For now. But they're ambitious and have a lot of enablers.
Project 2025 is real, and now that he's gained office he and his enablers are going to try to follow through with all of it. They're going to change the rules they want and ignore those they can't.
You're right – we'll see what the Republican majorities in Congress decide to do. You'd hope they wouldn't trample over the Congressional Research Service (of the LoC), but given the level of political debate I think it was getting short shrift already.
The right has been waging a war on libraries for a long time. The LoC is obviously much different than a typical library, but given trumps lack of understanding of pretty much everything, library in the name puts it in danger.
The power of the purse is explicitly under the pervue of the Legislative per the constitution. The executive does not have the discretion to not spend or redirect funds assigned by Congress (there's some interesting history with Nixon on that if one is interested), yet this administration doesn't seem to see that as a barrier.

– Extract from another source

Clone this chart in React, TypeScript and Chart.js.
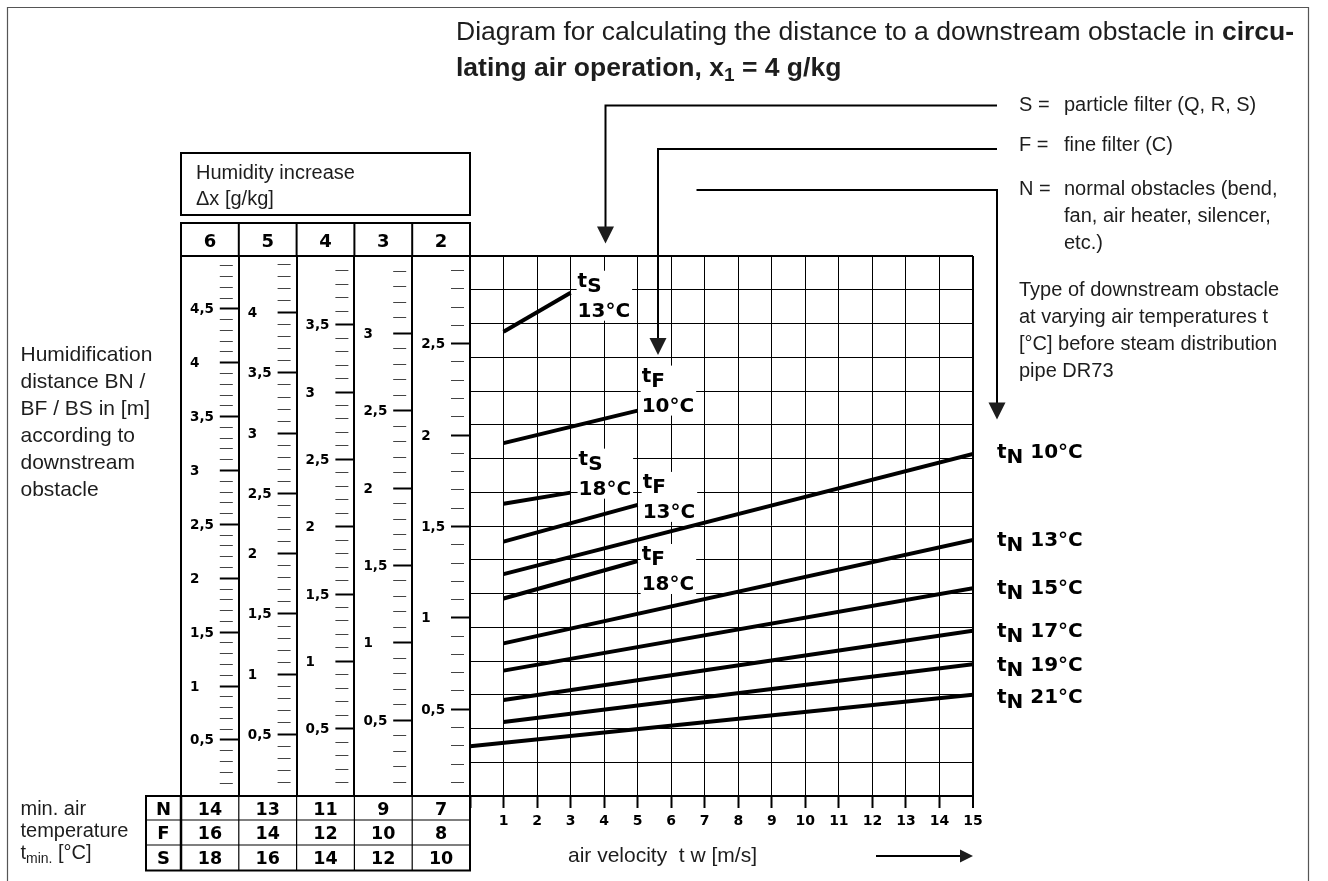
import React, { useEffect, useRef } from 'react';
import { Chart, registerables } from 'chart.js';

Chart.register(...registerables);

const CANVAS_W = 1328;
const CANVAS_H = 881;

// Humidity increase Δx [g/kg], one ruler column each (left to right)
const HUMIDITY_STEPS = [6, 5, 4, 3, 2];
// Humidification distance [m] spanned by each ruler from grid bottom to grid top
const RULER_MIN = [-0.02, -0.01, 0, 0.01, 0.025];
const RULER_MAX = [4.99, 4.47, 4.01, 3.5, 2.98];

// Minimum air temperature [°C] per obstacle type and Δx column
const OBSTACLE_ROWS = ['N', 'F', 'S'];
const MIN_TEMP_N = [14, 13, 11, 9, 7];
const MIN_TEMP_F = [16, 14, 12, 10, 8];
const MIN_TEMP_S = [18, 16, 14, 12, 10];

// Air velocity axis [m/s] and background grid rows
const VELOCITY_MAX = 15;
const GRID_ROWS = 16;

// Curves: obstacle type, air temperature, velocity range [m/s] and
// humidification distance [m] read on the Δx = 2 g/kg ruler
const CURVE_TYPE = ['S', 'F', 'S', 'F', 'F', 'N', 'N', 'N', 'N', 'N', 'N'];
const CURVE_TEMP = [13, 10, 18, 13, 18, 10, 13, 15, 17, 19, 21];
const CURVE_V_START = [1, 1, 1, 1, 1, 1, 1, 1, 1, 1, 0];
const CURVE_V_END = [3, 5, 3, 5, 5, 15, 15, 15, 15, 15, 15];
const CURVE_B_START = [2.566, 1.956, 1.624, 1.417, 1.106, 1.239, 0.86, 0.711, 0.55, 0.43, 0.297];
const CURVE_B_END = [2.779, 2.134, 1.685, 1.618, 1.311, 1.897, 1.426, 1.162, 0.929, 0.746, 0.579];

// Curve label placement relative to the curve end point [px]
const LABEL_DX = [7, 4, 8, 5, 4, 24, 24, 24, 24, 24, 24];
const LABEL_DY = [-6, -29, -28, -17, -1, 4, 6, 6, 6, 7, 8];

const COL_W = 57.8;
const COLUMN_IDS = HUMIDITY_STEPS.map((d) => 'dx' + d);

const SANS = '"Liberation Sans", Arial, sans-serif';
const HEAVY = '"DejaVu Sans", sans-serif';
const INK = '#1d1d1d';

const isHalf = (v: number) => Math.abs(v * 2 - Math.round(v * 2)) < 1e-6;
const fmtComma = (v: number) => (Number.isInteger(v) ? String(v) : String(v).replace('.', ','));

function put(ctx: CanvasRenderingContext2D, s: string, x: number, y: number, font: string, align: CanvasTextAlign = 'left', color = INK) {
  ctx.font = font;
  ctx.textAlign = align;
  ctx.textBaseline = 'alphabetic';
  ctx.fillStyle = color;
  ctx.fillText(s, x, y);
}

// Writes consecutive pieces (text, font, vertical shift) and returns the end x
function runs(ctx: CanvasRenderingContext2D, x: number, y: number, parts: [string, string, number][], color = INK) {
  ctx.textAlign = 'left';
  ctx.textBaseline = 'alphabetic';
  ctx.fillStyle = color;
  for (const [s, f, dy] of parts) {
    ctx.font = f;
    ctx.fillText(s, x, y + dy);
    x += ctx.measureText(s).width;
  }
  return x;
}

function arrowDown(ctx: CanvasRenderingContext2D, x: number, tip: number) {
  ctx.beginPath();
  ctx.moveTo(x - 8.5, tip - 17);
  ctx.lineTo(x + 8.5, tip - 17);
  ctx.lineTo(x, tip);
  ctx.closePath();
  ctx.fill();
}

function polyline(ctx: CanvasRenderingContext2D, pts: number[][], width: number) {
  ctx.lineWidth = width;
  ctx.beginPath();
  pts.forEach(([x, y], i) => (i ? ctx.lineTo(x, y) : ctx.moveTo(x, y)));
  ctx.stroke();
}

const diagramDecor = {
  id: 'diagramDecor',
  afterDraw(chart: any) {
    const ctx: CanvasRenderingContext2D = chart.ctx;
    const area = chart.chartArea;
    const xs = chart.scales.x;
    const ys = chart.scales.dx2;
    const cols = COLUMN_IDS.map((id) => chart.scales[id]);
    const colLeft = cols[0].left;
    const colRight = area.left;

    ctx.save();
    ctx.strokeStyle = '#000';
    ctx.fillStyle = '#000';
    ctx.lineCap = 'butt';

    // outer frame
    ctx.strokeStyle = '#555';
    polyline(ctx, [[7.5, CANVAS_H], [7.5, 7.5], [1308.5, 7.5], [1308.5, CANVAS_H]], 1.2);
    ctx.strokeStyle = '#000';

    // title
    const tReg = `26.5px ${SANS}`;
    const tBold = `bold 26.5px ${SANS}`;
    runs(ctx, 456, 39.5, [
      ['Diagram for calculating the distance to a downstream obstacle in ', tReg, 0],
      ['circu-', tBold, 0],
    ]);
    runs(ctx, 456, 75.5, [
      ['lating air operation, x', tBold, 0],
      ['1', `bold 19px ${SANS}`, 5],
      [' = 4 g/kg', tBold, 0],
    ]);

    // obstacle type legend
    const lf = `20px ${SANS}`;
    put(ctx, 'S =', 1019, 110.5, lf);
    put(ctx, 'particle filter (Q, R, S)', 1064, 110.5, lf);
    put(ctx, 'F =', 1019, 150.5, lf);
    put(ctx, 'fine filter (C)', 1064, 150.5, lf);
    put(ctx, 'N =', 1019, 194.5, lf);
    put(ctx, 'normal obstacles (bend,', 1064, 194.5, lf);
    put(ctx, 'fan, air heater, silencer,', 1064, 221.5, lf);
    put(ctx, 'etc.)', 1064, 248.5, lf);
    ['Type of downstream obstacle', 'at varying air temperatures t', '[°C] before steam distribution', 'pipe DR73'].forEach(
      (s, i) => put(ctx, s, 1019, 295.5 + i * 27, lf)
    );

    // leader arrows from the legend
    polyline(ctx, [[997, 105.5], [605.5, 105.5], [605.5, 228]], 2);
    arrowDown(ctx, 605.5, 243.5);
    polyline(ctx, [[997, 149], [658, 149], [658, 340]], 2);
    arrowDown(ctx, 658, 355);
    polyline(ctx, [[696.5, 190], [997, 190], [997, 404]], 2);
    arrowDown(ctx, 997, 419.5);

    // left-hand descriptions
    const sf = `21px ${SANS}`;
    ['Humidification', 'distance BN /', 'BF / BS in [m]', 'according to', 'downstream', 'obstacle'].forEach((s, i) =>
      put(ctx, s, 20.5, 361 + i * 27, sf)
    );
    const bf = `20px ${SANS}`;
    put(ctx, 'min. air', 20.5, 815, bf);
    put(ctx, 'temperature', 20.5, 837, bf);
    runs(ctx, 20.5, 859, [
      ['t', bf, 0],
      ['min.', `14px ${SANS}`, 4],
      [' [°C]', bf, 0],
    ]);

    // Δx caption box
    ctx.lineWidth = 2;
    ctx.strokeRect(colLeft, 153, colRight - colLeft, 62);
    put(ctx, 'Humidity increase', 196, 179, bf);
    put(ctx, 'Δx [g/kg]', 196, 205, bf);

    // Δx header row
    const headTop = 223;
    ctx.strokeRect(colLeft, headTop, colRight - colLeft, area.top - headTop);
    cols.forEach((s: any, i: number) => {
      if (i < cols.length - 1) polyline(ctx, [[s.right, headTop], [s.right, area.top]], 2);
      put(ctx, String(HUMIDITY_STEPS[i]), (s.left + s.right) / 2, 246.5, `bold 18px ${HEAVY}`, 'center', '#000');
    });
    polyline(ctx, [[colLeft, headTop], [colLeft, area.bottom]], 2);

    // ruler labels
    cols.forEach((s: any, i: number) => {
      for (const t of s.ticks) {
        const v = t.value;
        if (!isHalf(v) || v < 0.25 || v > RULER_MAX[i] - 0.2) continue;
        ctx.font = `bold 13.5px ${HEAVY}`;
        ctx.textAlign = 'left';
        ctx.textBaseline = 'middle';
        ctx.fillStyle = '#000';
        ctx.fillText(fmtComma(v), s.left + 9, s.getPixelForValue(v) + 1);
      }
    });

    // minimum temperature table
    const rowY = [area.bottom, 820, 845, 870.5];
    const tableLeft = 146;
    ctx.lineWidth = 2;
    ctx.strokeRect(tableLeft, rowY[0], colRight - tableLeft, rowY[3] - rowY[0]);
    polyline(ctx, [[colLeft, rowY[0]], [colLeft, rowY[3]]], 2.5);
    for (let r = 1; r < 3; r++) polyline(ctx, [[tableLeft, rowY[r]], [colRight, rowY[r]]], 1.2);
    cols.forEach((s: any, i: number) => {
      if (i < cols.length - 1) polyline(ctx, [[s.right, rowY[0]], [s.right, rowY[3]]], 1.2);
    });
    const tableVals = [MIN_TEMP_N, MIN_TEMP_F, MIN_TEMP_S];
    OBSTACLE_ROWS.forEach((lab, r) => {
      const base = (rowY[r] + rowY[r + 1]) / 2 + 6.5;
      put(ctx, lab, (tableLeft + colLeft) / 2, base, `bold 18px ${HEAVY}`, 'center', '#000');
      cols.forEach((s: any, i: number) => {
        put(ctx, String(tableVals[r][i]), (s.left + s.right) / 2, base, `bold 17.5px ${HEAVY}`, 'center', '#000');
      });
    });

    // velocity axis caption
    put(ctx, 'air velocity  t w [m/s]', 568, 862, `21px ${SANS}`);
    polyline(ctx, [[876, 856], [962, 856]], 2);
    ctx.beginPath();
    ctx.moveTo(area.right, 856);
    ctx.lineTo(area.right - 13, 849.5);
    ctx.lineTo(area.right - 13, 862.5);
    ctx.closePath();
    ctx.fill();

    // curve labels
    const big = `bold 20px ${HEAVY}`;
    CURVE_TYPE.forEach((type, i) => {
      const ex = xs.getPixelForValue(CURVE_V_END[i]);
      const ey = ys.getPixelForValue(CURVE_B_END[i]);
      const x = ex + LABEL_DX[i];
      const y = ey + LABEL_DY[i];
      const temp = `${CURVE_TEMP[i]}°C`;
      if (type === 'N') {
        runs(ctx, x, y, [
          ['t', big, 0],
          [type, big, 5],
          [' ' + temp, big, 0],
        ], '#000');
      } else {
        ctx.font = big;
        const w = Math.max(ctx.measureText(temp).width, 26);
        ctx.fillStyle = '#fff';
        ctx.fillRect(x - 1, y - 16, w + 3, 30 + 20);
        runs(ctx, x, y, [
          ['t', big, 0],
          [type, big, 5],
        ], '#000');
        put(ctx, temp, x, y + 30, big, 'left', '#000');
      }
    });

    ctx.restore();
  },
};

function buildColumnScale(i: number) {
  return {
    type: 'linear',
    axis: 'y',
    position: 'left',
    weight: HUMIDITY_STEPS.length - i,
    min: RULER_MIN[i],
    max: RULER_MAX[i],
    afterFit: (s: any) => {
      s.width = COL_W;
    },
    ticks: { display: false, stepSize: 0.1, autoSkip: false, maxTicksLimit: 200, includeBounds: false },
    grid: {
      drawOnChartArea: false,
      drawTicks: true,
      tickLength: 19,
      tickColor: (c: any) => {
        const v = c.tick ? c.tick.value : -1;
        if (v < 0.05 || v > RULER_MAX[i] - 0.05) return 'rgba(0,0,0,0)';
        return isHalf(v) ? '#000' : '#444';
      },
      tickWidth: (c: any) => (c.tick && isHalf(c.tick.value) ? 2 : 1),
      tickBorderDash: (c: any) => (c.tick && isHalf(c.tick.value) ? [] : [13, 40]),
    },
    border: { display: true, color: '#000', width: 2 },
  };
}

export default function App() {
  const ref = useRef<HTMLCanvasElement>(null);

  useEffect(() => {
    const canvas = ref.current;
    if (!canvas) return;

    const datasets = CURVE_TYPE.map((type, i) => ({
      label: `t${type} ${CURVE_TEMP[i]}°C`,
      data: [
        { x: CURVE_V_START[i], y: CURVE_B_START[i] },
        { x: CURVE_V_END[i], y: CURVE_B_END[i] },
      ],
      xAxisID: 'x',
      yAxisID: 'dx2',
      showLine: true,
      borderColor: '#000',
      backgroundColor: '#000',
      borderWidth: 4,
      borderCapStyle: 'butt',
      pointRadius: 0,
      pointHoverRadius: 0,
      fill: false,
    }));

    const scales: any = {
      x: {
        type: 'linear',
        axis: 'x',
        position: 'bottom',
        min: 0,
        max: VELOCITY_MAX,
        afterFit: (s: any) => {
          s.height = 40;
        },
        ticks: {
          stepSize: 1,
          autoSkip: false,
          maxRotation: 0,
          padding: 5,
          color: '#000',
          font: { family: 'DejaVu Sans', weight: 'bold', size: 14 },
          callback: (v: any) => (v === 0 ? '' : String(v)),
        },
        grid: {
          color: '#000',
          lineWidth: (c: any) => (c.tick && c.tick.value === VELOCITY_MAX ? 2 : 1),
          tickLength: 12,
          tickWidth: 2,
          tickColor: '#000',
        },
        border: { display: true, color: '#000', width: 2 },
      },
      rows: {
        type: 'linear',
        axis: 'y',
        position: 'left',
        weight: 0,
        min: 0,
        max: GRID_ROWS,
        afterFit: (s: any) => {
          s.width = 0;
        },
        ticks: { display: false, stepSize: 1 },
        grid: {
          color: '#000',
          lineWidth: (c: any) => (c.tick && c.tick.value === GRID_ROWS ? 2 : 1),
          drawTicks: false,
        },
        border: { display: false },
      },
    };
    HUMIDITY_STEPS.forEach((_, i) => {
      scales[COLUMN_IDS[i]] = buildColumnScale(i);
    });

    const chart = new Chart(canvas, {
      type: 'scatter',
      data: { datasets } as any,
      options: {
        responsive: false,
        animation: false,
        devicePixelRatio: 1,
        events: [],
        layout: { padding: { left: 181, top: 256, right: CANVAS_W - 973, bottom: 45 } },
        plugins: { legend: { display: false }, tooltip: { enabled: false } },
        scales,
      } as any,
      plugins: [diagramDecor],
    });

    return () => chart.destroy();
  }, []);

  return (
    <div style={{ position: 'fixed', left: 0, top: 0, width: CANVAS_W, height: CANVAS_H, background: '#fff' }}>
      <canvas ref={ref} width={CANVAS_W} height={CANVAS_H} style={{ display: 'block', width: CANVAS_W, height: CANVAS_H }} />
    </div>
  );
}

You mean like the law that was passed overwhelmingly by Congress banning TikTok that Trump told businesses to ignore or do yoh mean like unilaterally trying to block all spending when that is suppose to be controlled by Congress?
Congress is letting the President take their power. Even Republicans in 2016-2020 wouldn’t have done that.
The library's functions are overseen by the librarian of Congress, and its buildings are maintained by the architect of the Capitol. The librarian of Congress is the head of the Library of Congress, appointed by the president of the United States with the advice and consent of the United States Senate, for a term of ten years.
So yeah, Trump could fire the librarian.
Interestingly, the head of the Architect of the Capitol is appointed by a vote of a congressional commission for a ten-year term. Prior to 2024, the president of the United States appointed the Architect upon confirmation vote by the United States Senate, and was accountable to the president.